A algunos les va bien en las plataformas, pero no olvidemos el efecto monopolio que es intrínseco al sistema: tienen buenas valoraciones, pueden pedir más salario por hora, las valoraciones les posicionan más alto en la lista de resultados, consiguen más visibilidad y más encargos. Entrar en las plataformas es fácil, ser visible no lo es tanto. Y las evidencias muestran que hay efecto de monopolio también dentro de la plataforma y el ganador se lo lleva todo.
En este panorama, y visto que la postura del regulador y de la Administración es que cada palo aguante su vela y que siempre será mejor migajas que hambre, a mí sólo me sale decir chimpún. Que se acabó. Que no puede ser que no hagamos nada para limitar estos efectos. Porque es tan claro que se está gestando una nueva forma de esclavitud que resulta moralmente repugnante no hacer nada.
Empezando por mí. Que si uso las plataformas sea bien consciente de que ahí dentro hay algunos que necesitan a la plataforma para sobrevivir. Y que los elija frente a otros. Que le pida explicaciones a la plataforma: siendo ellas tan colaborativas, tan compartidoras y tan orientadas a la comunidad que les da soporte, no me van a negar una respuesta a mis preguntas sobre la (des)igualdad en salarios, perfiles de oferentes, etc. Que cuando la plataforma cambie las condiciones a los oferentes para peor, me queje como contratante. Que me temo que el infierno se va a llenar de bocas cerradas.
Los oferentes tienen que organizarse y unirse para ganar en fuerza. Necesitamos, como revindica Schor, un movimiento de oferentes que pueda discutir medidas para redistribuir la riqueza y paliar los efectos monopolísticos y de exclusión.
Y tenemos que seguir amplificando las medidas en otros niveles.
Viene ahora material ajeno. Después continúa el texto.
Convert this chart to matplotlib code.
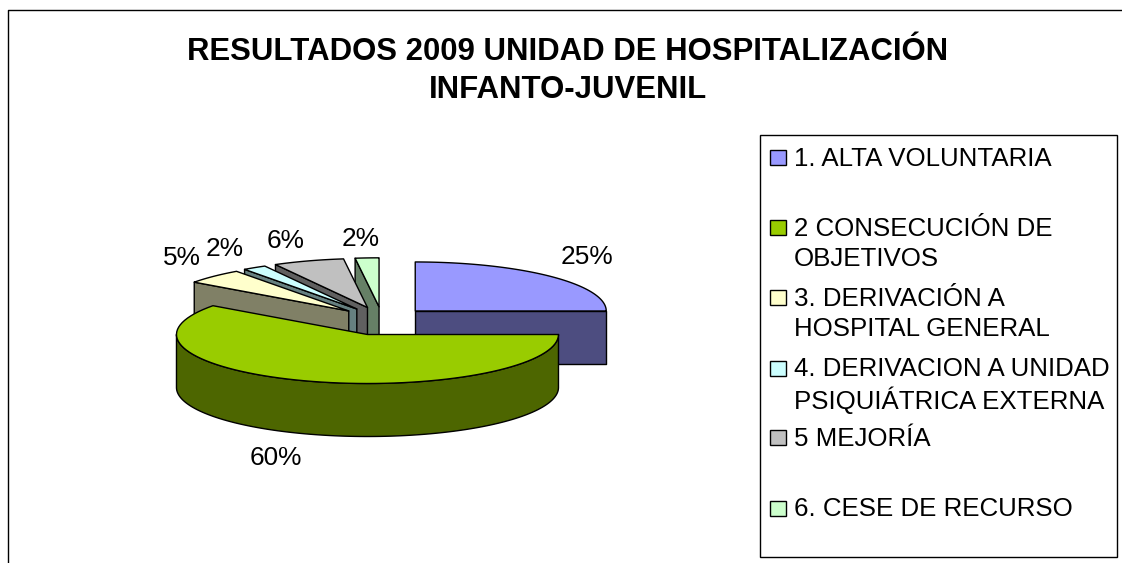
"""
Exploded 3D pie, Excel style. Slices are built as polygons from the shares.
"""
import matplotlib
matplotlib.use('Agg')
import matplotlib.pyplot as plt
from matplotlib.patches import Polygon, Rectangle
import numpy as np

TITLE = 'RESULTADOS 2009 UNIDAD DE HOSPITALIZACIÓN\nINFANTO-JUVENIL'
categories = ['1. ALTA VOLUNTARIA', '2 CONSECUCIÓN DE\nOBJETIVOS',
              '3. DERIVACIÓN A\nHOSPITAL GENERAL',
              '4. DERIVACION A UNIDAD\nPSIQUIÁTRICA EXTERNA',
              '5 MEJORÍA', '6. CESE DE RECURSO']
values = [25, 60, 5, 2, 6, 2]
top_colors = ['#9999FF', '#99CC00', '#FFFFCC', '#CCFFFF', '#C0C0C0', '#CCFFCC']
side_colors = ['#4D4D80', '#4D6600', '#808066', '#668080', '#606060', '#668066']

# pie geometry, in pixels of the picture
CX, CY, RX, RY, DEPTH = 382, 321, 191, 49, 53
EXPLODE_X, EXPLODE_Y = 47, 14.2

plt.rcParams['font.family'] = ['Liberation Sans', 'DejaVu Sans']
fig = plt.figure(figsize=(11.22, 5.63), dpi=100)
ax = fig.add_axes([0, 0, 1, 1])
ax.set_xlim(0, 1122)
ax.set_ylim(563, 0)
ax.axis('off')

# chart frame, cut by the bottom edge of the picture
ax.plot([8, 8, 1122], [563, 10, 10], color='black', lw=1)

ax.text(568, 71, TITLE, ha='center', va='center', fontsize=22.4,
        fontweight='bold', linespacing=1.35)


def ellipse(apex, deg):
    rad = np.radians(deg)
    return np.column_stack([apex[0] + RX * np.sin(rad), apex[1] - RY * np.cos(rad)])


def down(pts):
    return pts + np.array([0, DEPTH])


def draw(pts, color, z):
    ax.add_patch(Polygon(pts, closed=True, facecolor=color, edgecolor='black',
                         lw=1, joinstyle='round', zorder=z))


edges = np.concatenate([[0], np.cumsum(values)]) / np.sum(values) * 360
for i, (start, stop) in enumerate(zip(edges[:-1], edges[1:])):
    mid = np.radians((start + stop) / 2)
    apex = np.array([CX + EXPLODE_X * np.sin(mid), CY - EXPLODE_Y * np.cos(mid)])
    arc = ellipse(apex, np.linspace(start, stop, 80))
    # back slices first, the big front slice goes last
    z = 2 + (i if i == 0 else (7 - i if i > 1 else 8))

    # radial cut faces that look at the viewer
    if i == 0:
        end = arc[-1:]
        face = np.vstack([apex, end, down(end), down(apex[None])])
        draw(face, side_colors[i], z)
    elif i > 1:
        end = arc[:1]
        face = np.vstack([apex, end, down(end), down(apex[None])])
        draw(face, side_colors[i], z)
    # outer wall where the rim faces front (90 to 270 degrees)
    lo, hi = max(start, 90), min(stop, 270)
    if lo < hi:
        rim = ellipse(apex, np.linspace(lo, hi, 120))
        draw(np.vstack([rim, down(rim)[::-1]]), side_colors[i], z)
    draw(np.vstack([apex, arc]), top_colors[i], z + 0.5)

# percent labels
label_xy = [(587, 257), (276, 458), (182, 258), (225, 249), (285.5, 241), (360.5, 239)]
for v, (x, y) in zip(values, label_xy):
    ax.text(x, y, f'{v}%', ha='center', va='center', fontsize=18.9)

# legend box
ax.add_patch(Rectangle((760, 135), 357, 422, facecolor='white', edgecolor='black', lw=1, zorder=1))
legend_y = [157, 227, 297, 368, 437, 508]
line_gap = 30.5
for name, col, y in zip(categories, top_colors, legend_y):
    ax.add_patch(Rectangle((770, y - 7), 16, 15, facecolor=col, edgecolor='black', lw=1, zorder=2))
    for k, line in enumerate(name.split('\n')):
        ax.text(794, y + 1.5 + k * line_gap, line, ha='left', va='center', fontsize=18.6)

fig.savefig('out.png', dpi=100)
plt.close(fig)
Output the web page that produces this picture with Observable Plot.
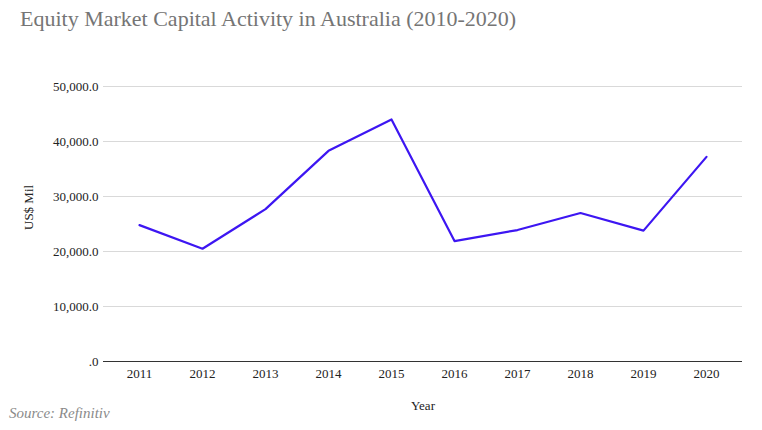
<!DOCTYPE html>
<html>
<head>
<meta charset="utf-8">
<script src="https://cdn.jsdelivr.net/npm/d3@7"></script>
<script src="https://cdn.jsdelivr.net/npm/@observablehq/plot@0.6"></script>
<style>
  body { margin: 0; background: #fff; }
  #wrap { position: relative; width: 762px; height: 430px; overflow: hidden; background: #fff; }
  #title { position: absolute; left: 20px; top: 6px; font-family: "Liberation Serif", serif; font-size: 22px; color: #757575; white-space: nowrap; }
  #source { position: absolute; left: 9px; top: 405px; font-family: "Liberation Serif", serif; font-style: italic; font-size: 15px; color: #8a8a8a; }
  #chart { position: absolute; left: 0; top: 0; }
</style>
</head>
<body>
<div id="wrap">
  <div id="chart"></div>
  <div id="title">Equity Market Capital Activity in Australia (2010-2020)</div>
  <div id="source">Source: Refinitiv</div>
</div>
<script>
const years = ["2011","2012","2013","2014","2015","2016","2017","2018","2019","2020"];
const values = [24800, 20500, 27700, 38300, 44000, 21900, 23900, 27000, 23800, 37200];
const yTicks = [0, 10000, 20000, 30000, 40000, 50000];
const yLabel = "US$ Mil";
const xLabel = "Year";

const data = years.map((y, i) => ({year: y, value: values[i]}));
const fmt = d => d === 0 ? ".0" : d3.format(",.1f")(d);

const chart = Plot.plot({
  width: 762,
  height: 430,
  marginTop: 86,
  marginBottom: 69,
  marginLeft: 103,
  marginRight: 20,
  style: {fontFamily: "Liberation Serif", fontSize: "13px", color: "#222", background: "transparent"},
  x: {type: "point", domain: years, padding: 0.5},
  y: {domain: [0, 50000]},
  marks: [
    Plot.ruleY(yTicks.filter(d => d > 0), {stroke: "#d9d9d9", strokeWidth: 1}),
    Plot.ruleY([0], {stroke: "#333", strokeWidth: 1}),
    Plot.axisY(yTicks, {tickSize: 0, tickPadding: 5, tickFormat: fmt, label: null}),
    Plot.axisX({tickSize: 0, tickPadding: 7, label: null}),
    Plot.text([yLabel], {frameAnchor: "left", dx: -75, dy: 6, rotate: -90, fontSize: 13, fill: "#222"}),
    Plot.text([xLabel], {frameAnchor: "bottom", dy: 48, fontSize: 13, fill: "#222"}),
    Plot.line(data, {x: "year", y: "value", stroke: "#3d16f2", strokeWidth: 2.2})
  ]
});
document.getElementById("chart").appendChild(chart);
</script>
</body>
</html>
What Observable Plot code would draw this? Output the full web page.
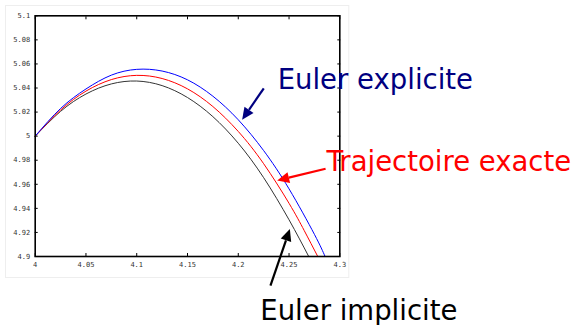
<!DOCTYPE html>
<html>
<head>
<meta charset="utf-8">
<script src="https://cdn.jsdelivr.net/npm/d3@7"></script>
<script src="https://cdn.jsdelivr.net/npm/@observablehq/plot@0.6"></script>
<style>
  html, body { margin: 0; padding: 0; background: #fff; }
  #chart svg { display: block; }
</style>
</head>
<body>
<div id="chart"></div>
<script>
// Data
const xExplicite = [4.000, 4.025, 4.050, 4.075, 4.100, 4.125, 4.150, 4.175, 4.200, 4.225, 4.250, 4.275, 4.2855];
const yExplicite = [5.0000, 5.0230, 5.0392, 5.0507, 5.0555, 5.0541, 5.0468, 5.0332, 5.0136, 4.9880, 4.9562, 4.9184, 4.9000];

const xExacte = [4.000, 4.025, 4.050, 4.075, 4.100, 4.125, 4.150, 4.175, 4.200, 4.225, 4.250, 4.265, 4.2783];
const yExacte = [5.0000, 5.0217, 5.0374, 5.0470, 5.0505, 5.0479, 5.0393, 5.0246, 5.0039, 4.9771, 4.9442, 4.9215, 4.9000];

const xImplicite = [4.000, 4.025, 4.050, 4.075, 4.100, 4.125, 4.150, 4.175, 4.200, 4.225, 4.250, 4.2694];
const yImplicite = [5.0000, 5.0206, 5.0350, 5.0434, 5.0458, 5.0420, 5.0321, 5.0162, 4.9941, 4.9655, 4.9305, 4.9000];

const xTicks = [4, 4.05, 4.1, 4.15, 4.2, 4.25, 4.3];
const yTicks = [4.9, 4.92, 4.94, 4.96, 4.98, 5, 5.02, 5.04, 5.06, 5.08, 5.1];

// Annotations (data coordinates)
const labelTexts = ["Euler explicite", "Trajectoire exacte", "Euler implicite"];
const labelX = [4.2388, 4.2870, 4.2217];
const labelY = [5.0461, 4.9780, 4.8544];
const labelColors = ["#000080", "#ff0000", "#000000"];
const arrowX1 = [4.2256, 4.2865, 4.2322];
const arrowY1 = [5.0392, 4.9725, 4.8753];
const arrowX2 = [4.2043, 4.2388, 4.2513];
const arrowY2 = [5.0133, 4.9628, 4.9225];

const toRows = (xs, ys) => xs.map((x, i) => ({x, y: ys[i]}));
const labels = labelTexts.map((t, i) => ({text: t, x: labelX[i], y: labelY[i], color: labelColors[i]}));
const arrows = labelTexts.map((t, i) => ({x1: arrowX1[i], y1: arrowY1[i], x2: arrowX2[i], y2: arrowY2[i], color: labelColors[i]}));

const fmt = d => String(+d.toFixed(2));
const tickFont = {fontSize: 7, fontFamily: "DejaVu Sans Mono"};

function filledArrows(index, scales, values, dimensions, context) {
  const g = d3.create("svg:g");
  for (const i of index) {
    const X1 = values.x1[i], Y1 = values.y1[i], X2 = values.x2[i], Y2 = values.y2[i];
    const c = arrows[i].color;
    const a = Math.atan2(Y2 - Y1, X2 - X1);
    const L = 12, W = 5.5;
    const bx = X2 - L * Math.cos(a), by = Y2 - L * Math.sin(a);
    g.append("line").attr("x1", X1).attr("y1", Y1).attr("x2", bx).attr("y2", by)
      .attr("stroke", c).attr("stroke-width", 2.2);
    const px = -Math.sin(a), py = Math.cos(a);
    g.append("path")
      .attr("d", `M${X2},${Y2}L${bx + W * px},${by + W * py}L${bx - W * px},${by - W * py}Z`)
      .attr("fill", c);
  }
  return g.node();
}

const chart = Plot.plot({
  width: 579,
  height: 325,
  marginLeft: 34.7,
  marginRight: 239.7,
  marginTop: 15.3,
  marginBottom: 69,
  style: {background: "#fff", overflow: "visible"},
  x: {domain: [4, 4.3]},
  y: {domain: [4.9, 5.1]},
  marks: [
    Plot.frame({stroke: "#eeeeee", strokeWidth: 1, insetLeft: -29.7, insetTop: -10.3, insetRight: -9, insetBottom: -21}),
    Plot.line(toRows(xImplicite, yImplicite), {x: "x", y: "y", stroke: "#333333", strokeWidth: 1, curve: "natural"}),
    Plot.line(toRows(xExacte, yExacte), {x: "x", y: "y", stroke: "#ff0000", strokeWidth: 1, curve: "natural"}),
    Plot.line(toRows(xExplicite, yExplicite), {x: "x", y: "y", stroke: "#0000ff", strokeWidth: 1, curve: "natural"}),
    // inward ticks on all sides
    Plot.axisY(yTicks, {anchor: "left", tickSize: 3, dx: 3, text: null, stroke: "black"}),
    Plot.axisY(yTicks, {anchor: "right", tickSize: 3, dx: -3, text: null, stroke: "black"}),
    Plot.axisX(xTicks, {anchor: "bottom", tickSize: 3, dy: -3, text: null, stroke: "black"}),
    Plot.axisX(xTicks, {anchor: "top", tickSize: 3, dy: 3, text: null, stroke: "black"}),
    // labels
    Plot.axisY(yTicks, {anchor: "left", tickSize: 0, tickPadding: 5, tickFormat: fmt, label: null, fill: "#333", ...tickFont}),
    Plot.axisX(xTicks, {anchor: "bottom", tickSize: 0, tickPadding: 6, tickFormat: fmt, label: null, fill: "#333", ...tickFont}),
    Plot.frame({stroke: "black", strokeWidth: 1.6}),
    Plot.text(labels, {x: "x", y: "y", text: "text", fill: "color", textAnchor: "start", lineAnchor: "middle", fontSize: 27.5, fontFamily: "DejaVu Sans", clip: false}),
    Plot.arrow(arrows, {x1: "x1", y1: "y1", x2: "x2", y2: "y2", stroke: "color", render: filledArrows})
  ]
});
document.getElementById("chart").appendChild(chart);
</script>
</body>
</html>
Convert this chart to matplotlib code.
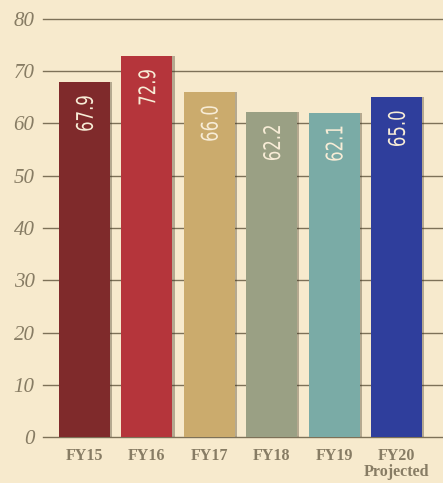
import matplotlib.pyplot as plt
import matplotlib.transforms as mtransforms
from matplotlib.textpath import TextPath
from matplotlib.patches import PathPatch
from matplotlib.font_manager import FontProperties
import numpy as np

# fiscal years and values
years = ["FY15", "FY16", "FY17", "FY18", "FY19", "FY20\nProjected"]
values = [67.9, 72.9, 66.0, 62.2, 62.1, 65.0]
labels = ["67.9", "72.9", "66.0", "62.2", "62.1", "65.0"]
colors = ["#7f2a2b", "#b5353b", "#cbab6d", "#9aa084", "#7aaba6", "#2f3e9c"]
yticks = [0, 10, 20, 30, 40, 50, 60, 70, 80]

bg = "#f7eacd"
grid_col = "#7d7158"
txt_col = "#877c64"
DPI = 100

fig = plt.figure(figsize=(4.43, 4.83), dpi=DPI, facecolor=bg)
ax = fig.add_axes([0.097, 0.0952, 0.903, 0.8655])
ax.set_facecolor(bg)

x = np.arange(len(years))

# gridlines behind the bars
for t in yticks:
    ax.axhline(t, color=grid_col, lw=1.0, zorder=1, clip_on=False)

# soft shadow on the right side of each bar
ax.bar(x + 0.035, values, width=0.82, color="#3a3020", alpha=0.35, zorder=2)
ax.bar(x, values, width=0.82, color=colors, zorder=3)

# condensed, rotated value labels (squeeze DejaVu along reading direction)
fp = FontProperties(family="DejaVu Sans")
for xi, v, lab in zip(x, values, labels):
    tp = TextPath((0, 0), lab, size=16.5, prop=fp)
    ext = tp.get_extents()
    tr = (mtransforms.Affine2D()
          .translate(-ext.x1, -(ext.y0 + ext.y1) / 2)
          .scale(0.72 * DPI / 72, DPI / 72)
          .rotate_deg(90)
          + mtransforms.ScaledTranslation(xi, v - 2.7, ax.transData))
    ax.add_patch(PathPatch(tp, transform=tr, color="#f7ecd6", lw=0, zorder=4))

ax.set_xlim(-0.665, 5.745)
ax.set_ylim(0, 80)
ax.set_yticks(yticks)
ax.set_yticklabels([str(t) for t in yticks], family="Liberation Serif",
                   style="italic", fontsize=15, color=txt_col)
ax.set_xticks(x)
ax.set_xticklabels(years, family="Liberation Serif", fontweight="bold",
                   fontsize=11.5, color=txt_col, linespacing=1.0)
ax.tick_params(axis="y", length=0, pad=6)
ax.tick_params(axis="x", length=0, pad=8)
for s in ax.spines.values():
    s.set_visible(False)

fig.savefig("out.png", dpi=DPI, facecolor=bg)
Otras organizaciones tienen que sumarse a deslegitimizar lo que nos escandalizaría en la economía convencional. Y no me refiero a que sean los taxistas como directamente afectados, porque esto nos afecta a todos.
Y al final, quiera o no quiera, tendrá que entrar el regulador. Porque la economía colaborativa gusta porque encaja en la imagen del paraíso perdido de la mutualidad y la buena vecindad, pero, desde luego, así no lo vamos a construir. Definitivamente, nos falta collaborative y nos sobra economy. Porque sólo impulsando iniciativas que descansen en lógicas híbridas, que reconcilien el bienestar de todos con la viabilidad, llegaremos a entrar en la tierra prometida.